Cette complexité s'étend également au point de vue de l'acheteur. Les entreprises qui cherchent à compenser leur empreinte carbone ont une base de référence claire : leurs émissions mesurées. Mais les organisations qui souhaitent agir sur leur impact sur la biodiversité sont confrontées à un calcul plus ambigu. Il n'existe pas de méthode universellement acceptée pour quantifier « l'empreinte biodiversité » d'une entreprise, ce qui rend difficile pour les acheteurs de déterminer le nombre de crédits qu'ils doivent acheter.

Malgré ces défis, plusieurs méthodologies voient le jour. Certaines se concentrent sur les mesures de l'abondance et de la diversité des espèces, d'autres mettent l'accent sur la qualité et la connectivité des habitats, tandis que d'autres encore tentent de saisir la fonctionnalité plus large des écosystèmes. La clé réside dans l'élaboration de normes à la fois rigoureuses sur le plan scientifique et applicables dans la pratique dans divers contextes géographiques et écologiques.

Facteurs déterminants et motivations du marché

Les acheteurs actuels de crédits de biodiversité sont motivés par diverses raisons, même si la plupart des premiers acheteurs souhaitent avant tout démontrer leur engagement en faveur de la protection de l'environnement plutôt que de se conformer à des exigences réglementaires. Certaines entreprises reconnaissent que leurs chaînes d'approvisionnement dépendent de la santé des écosystèmes : les entreprises agricoles bénéficient de l'habitat des pollinisateurs, tandis que les industries grandes consommatrices d'eau dépendent de la protection des bassins versants.

Défis et scepticisme

Les détracteurs soulèvent plusieurs préoccupations concernant les crédits de biodiversité. Certains craignent que ces mécanismes de marché ne deviennent une autre forme de « greenwashing », permettant aux entreprises de poursuivre leurs pratiques néfastes tout en achetant des crédits pour compenser leur impact. Les difficultés rencontrées par le marché des crédits carbone en matière de vérification, d'additionnalité et de permanence constituent des exemples édifiants pour les marchés de la biodiversité.
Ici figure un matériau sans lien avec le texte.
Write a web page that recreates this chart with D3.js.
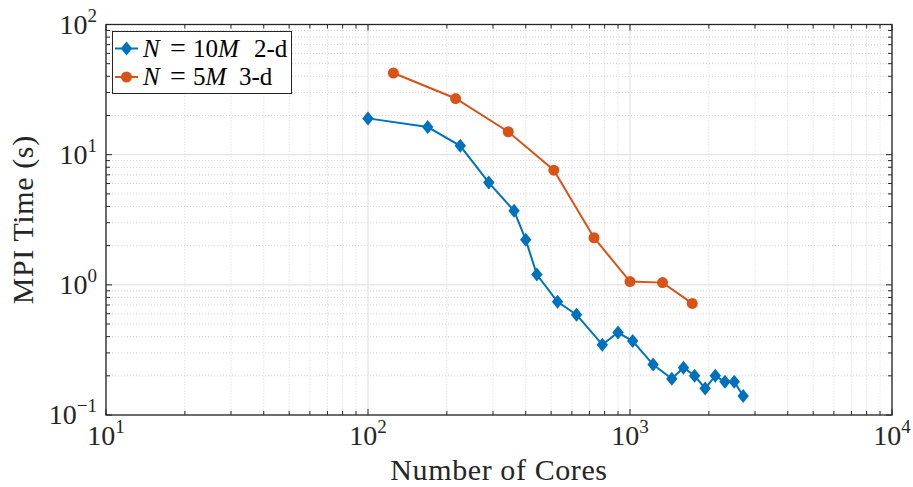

Il existe également un débat sur la question de savoir si les avantages liés à la biodiversité peuvent ou doivent être négociés comme des marchandises. Contrairement au carbone, qui se mélange uniformément dans l'atmosphère, la biodiversité est intrinsèquement locale et spécifique à chaque contexte. Un projet de restauration forestière au Brésil ne peut pas compenser de manière significative la destruction d'habitats en Indonésie, mais les cadres de crédits actuels ne tiennent pas toujours compte de cette spécificité géographique.

La voie à suivre

Malgré leurs limites actuelles, les crédits biodiversité constituent un outil prometteur pour développer le financement de la conservation. Le déficit mondial de financement pour la protection de la biodiversité est estimé à 700 milliards de dollars par an, ce qui dépasse largement les budgets actuels consacrés à la conservation. Si le Boston Consulting Group estime que les crédits biodiversité couvriront moins de 1 % de ce déficit d'ici 2030, même cette modeste contribution pourrait soutenir d'importants projets de conservation.

Le succès dépendra de l'élaboration de normes efficaces qui garantissent l'intégrité environnementale tout en créant une demande suffisante sur le marché. 

L'avenir des crédits de biodiversité réside probablement dans des approches hybrides combinant les marchés volontaires et les nouvelles exigences réglementaires, soutenues par des technologies de mesure améliorées et des cadres comptables normalisés.